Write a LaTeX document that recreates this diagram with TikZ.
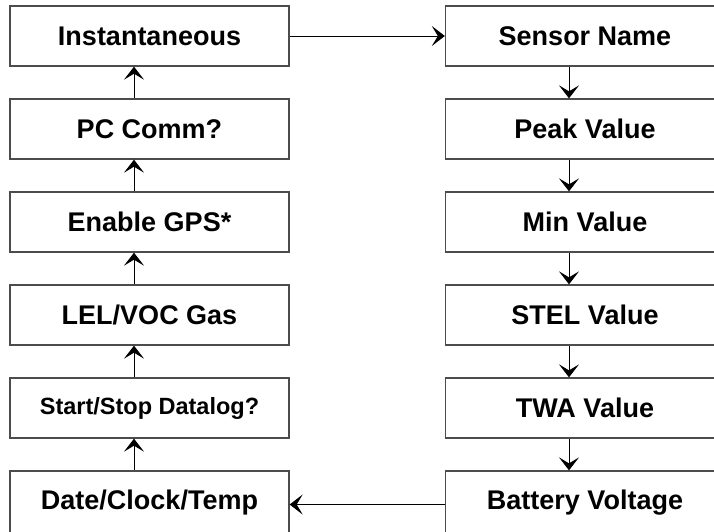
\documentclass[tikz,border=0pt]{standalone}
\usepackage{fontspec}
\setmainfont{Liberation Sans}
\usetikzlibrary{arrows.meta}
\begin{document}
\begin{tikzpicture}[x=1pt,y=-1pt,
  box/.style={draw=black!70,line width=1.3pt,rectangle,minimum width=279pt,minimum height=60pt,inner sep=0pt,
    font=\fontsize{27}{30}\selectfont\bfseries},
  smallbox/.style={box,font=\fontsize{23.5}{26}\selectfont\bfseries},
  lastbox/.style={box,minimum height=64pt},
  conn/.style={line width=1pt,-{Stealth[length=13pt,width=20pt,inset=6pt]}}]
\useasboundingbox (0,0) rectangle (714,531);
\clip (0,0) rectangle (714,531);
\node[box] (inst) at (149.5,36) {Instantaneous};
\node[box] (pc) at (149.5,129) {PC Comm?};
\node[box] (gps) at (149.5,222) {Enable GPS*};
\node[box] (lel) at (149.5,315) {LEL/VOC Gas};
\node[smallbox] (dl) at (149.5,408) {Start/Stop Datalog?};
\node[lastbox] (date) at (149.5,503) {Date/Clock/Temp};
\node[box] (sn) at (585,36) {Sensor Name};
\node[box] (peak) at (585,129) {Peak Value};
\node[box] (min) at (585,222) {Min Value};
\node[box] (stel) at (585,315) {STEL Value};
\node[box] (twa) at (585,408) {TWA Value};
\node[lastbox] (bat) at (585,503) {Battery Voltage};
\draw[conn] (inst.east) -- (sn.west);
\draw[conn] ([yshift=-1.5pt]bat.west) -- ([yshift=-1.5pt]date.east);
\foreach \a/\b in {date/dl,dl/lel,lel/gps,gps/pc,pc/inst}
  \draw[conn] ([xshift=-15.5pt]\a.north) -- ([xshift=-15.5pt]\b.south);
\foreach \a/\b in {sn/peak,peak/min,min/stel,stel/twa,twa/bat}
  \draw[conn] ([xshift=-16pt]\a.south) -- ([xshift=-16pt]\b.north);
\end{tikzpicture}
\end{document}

___

- EXERCISE
Write the full listing out again with every line unchanged, but include no pictures.

- PROBLEM SOLUTION
Write a LaTeX document that recreates this diagram with TikZ.
\documentclass[tikz,border=0pt]{standalone}
\usepackage{fontspec}
\setmainfont{Liberation Sans}
\usetikzlibrary{arrows.meta}
\begin{document}
\begin{tikzpicture}[x=1pt,y=-1pt,
  box/.style={draw=black!70,line width=1.3pt,rectangle,minimum width=279pt,minimum height=60pt,inner sep=0pt,
    font=\fontsize{27}{30}\selectfont\bfseries},
  smallbox/.style={box,font=\fontsize{23.5}{26}\selectfont\bfseries},
  lastbox/.style={box,minimum height=64pt},
  conn/.style={line width=1pt,-{Stealth[length=13pt,width=20pt,inset=6pt]}}]
\useasboundingbox (0,0) rectangle (714,531);
\clip (0,0) rectangle (714,531);
\node[box] (inst) at (149.5,36) {Instantaneous};
\node[box] (pc) at (149.5,129) {PC Comm?};
\node[box] (gps) at (149.5,222) {Enable GPS*};
\node[box] (lel) at (149.5,315) {LEL/VOC Gas};
\node[smallbox] (dl) at (149.5,408) {Start/Stop Datalog?};
\node[lastbox] (date) at (149.5,503) {Date/Clock/Temp};
\node[box] (sn) at (585,36) {Sensor Name};
\node[box] (peak) at (585,129) {Peak Value};
\node[box] (min) at (585,222) {Min Value};
\node[box] (stel) at (585,315) {STEL Value};
\node[box] (twa) at (585,408) {TWA Value};
\node[lastbox] (bat) at (585,503) {Battery Voltage};
\draw[conn] (inst.east) -- (sn.west);
\draw[conn] ([yshift=-1.5pt]bat.west) -- ([yshift=-1.5pt]date.east);
\foreach \a/\b in {date/dl,dl/lel,lel/gps,gps/pc,pc/inst}
  \draw[conn] ([xshift=-15.5pt]\a.north) -- ([xshift=-15.5pt]\b.south);
\foreach \a/\b in {sn/peak,peak/min,min/stel,stel/twa,twa/bat}
  \draw[conn] ([xshift=-16pt]\a.south) -- ([xshift=-16pt]\b.north);
\end{tikzpicture}
\end{document}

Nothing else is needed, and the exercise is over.